Like Larousse Gastronomique, which has more than forty contributors and a panel of editors (and fine, twice the number of entries), the Encyclopedia of Jewish Food is organized alphabetically, like an encyclopedia (shocker). Only here, Marks includes the origin of the food when applicable (Middle Eastern, Austrian, or was that sfoungato — baked spinach egg casserole — Polish? Greek). All the more fascinating when you can't stop reading about things you're not sure you pronounced correctly, say that sutlach (rice-flour pudding from the Middle East) and delkel (Hungarian cheese Danishes).

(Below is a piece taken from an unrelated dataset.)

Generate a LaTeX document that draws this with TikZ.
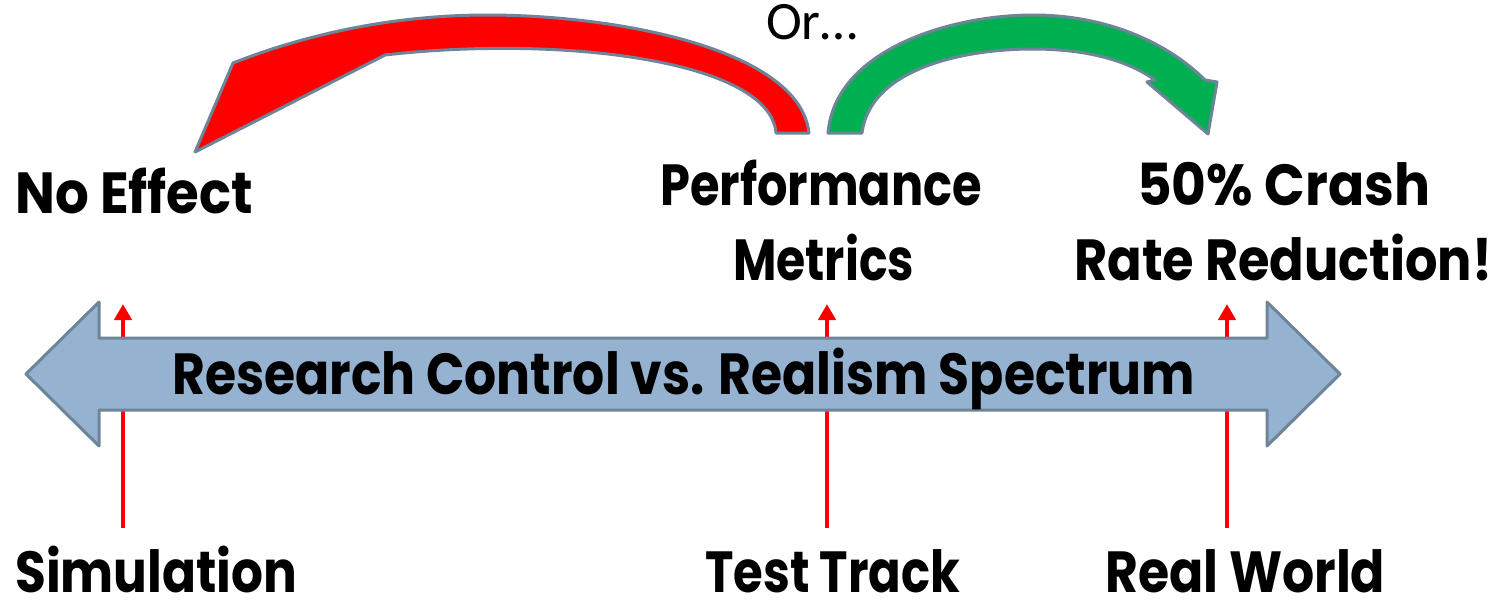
\documentclass[tikz,border=0pt]{standalone}
\usepackage{fontspec}
\usepackage{graphicx}
\newfontfamily\popfont{Poppins}
\newfontfamily\carlfont{Carlito}
\usetikzlibrary{arrows.meta}
\definecolor{specfill}{RGB}{149,179,209}
\definecolor{edgegray}{RGB}{110,132,152}
\definecolor{goodgreen}{RGB}{0,176,80}
\newcommand\fitw[2]{\resizebox{#1}{\height}{#2}}
\begin{document}
\begin{tikzpicture}[x=1pt,y=-1pt,
  lbl/.style={anchor=base west, inner sep=0pt, font=\popfont\bfseries\fontsize{58}{60}\selectfont},
  marker/.style={draw=red, line width=4pt, -{Triangle[length=16pt,width=17pt]}},
  shape edge/.style={draw=edgegray, line width=3pt, line join=round}]
\fill[white] (0,0) rectangle (1503,603);
\useasboundingbox (0,0) rectangle (1503,603);

% red markers (behind the spectrum arrow)
\coordinate (s1) at (123,528); \coordinate (t1) at (123,304);
\coordinate (s2) at (827,528); \coordinate (t2) at (827,304);
\coordinate (s3) at (1227,528); \coordinate (t3) at (1227,304);
\draw[marker] (s1) -- (t1);
\draw[marker] (s2) -- (t2);
\draw[marker] (s3) -- (t3);

% spectrum double arrow
\path[shape edge, fill=specfill] (26,374) -- (99,302) -- (99,338) -- (1267,338) -- (1267,302)
  -- (1340,374) -- (1267,446) -- (1267,410) -- (99,410) -- (99,446) -- cycle;

% red curved arrow
\path[shape edge, fill=red] (776,133) -- (809,133)
  .. controls (800,50) and (620,15) .. (487,15)
  .. controls (420,15) and (330,25) .. (233,63)
  -- (195,152) -- (385,55)
  .. controls (560,35) and (770,60) .. (776,133) -- cycle;

% green curved arrow
\path[shape edge, fill=goodgreen] (828,133)
  .. controls (835,50) and (950,15) .. (1033,15)
  .. controls (1110,15) and (1170,45) .. (1205,80)
  -- (1217,82) -- (1208,134) -- (1147,82) -- (1155,80)
  .. controls (1130,62) and (1090,49) .. (1033,49)
  .. controls (960,49) and (870,70) .. (862,133) -- cycle;

% labels
\node[lbl] (noeff) at (15,213) {\fitw{238pt}{No Effect}};
\node[lbl] (perf) at (660,205) {\fitw{322pt}{Performance}};
\node[lbl] (metr) at (733,280) {\fitw{181pt}{Metrics}};
\node[lbl] (crash) at (1137,205) {\fitw{293pt}{50\% Crash}};
\node[lbl] (rate) at (1074,280) {\fitw{418pt}{Rate Reduction!}};
\node[lbl] (spec) at (172,394) {\fitw{1023pt}{Research Control vs. Realism Spectrum}};
\node[lbl] (sim) at (15,592) {\fitw{282pt}{Simulation}};
\node[lbl] (tt) at (705,592) {\fitw{255pt}{Test Track}};
\node[lbl] (rw) at (1105,592) {\fitw{280pt}{Real World}};
\node[anchor=base west, inner sep=0pt, font=\carlfont\fontsize{54}{56}\selectfont] (or) at (766,39) {Or…};
\end{tikzpicture}
\end{document}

The index is equally fascinating — and honestly, when have you ever said that? “Rosh Hashanah” alone has nearly seventy options, including sfratto (an Italian stick-shaped cookie with honey-walnut filling) and Syrian keskasune (couscous-shaped pasta). Relevant entries, like yayin tzemukim (raisin wine, consumed worldwide when fresh grapes were not available), include historically significant, carefully researched yet also straight-to-the-point recipes. Three hundred recipes.

Right. We really don't want to know how many hours of sleep Marks requires to write not just coherent, but thoughtful sentences (four, five hours?) as the idea itself is rather depressing. So we'll be making raisin wine instead. Lots of it.

Raisin Wine

From: Encyclopedia of Jewish Cooking by Gil Marks

Makes: About 1 quart

1 pound (3 1/4 cups) raisins, chopped

About 3 1/4 cups water (an amount equal to the raisins)

1/2 cup plus 1 tablespoon (4 ounces) sugar (optional)

1. In a 2-quart jar or enamel crock, combine all the ingredients, cover with cheesecloth, and let stand in a cool place until the raisins rise to the surface, about 3 weeks.

2. Drain, pressing the solids to extract all the moisture. Pour through a coffee filter 2 to 3 times until the liquid is clear.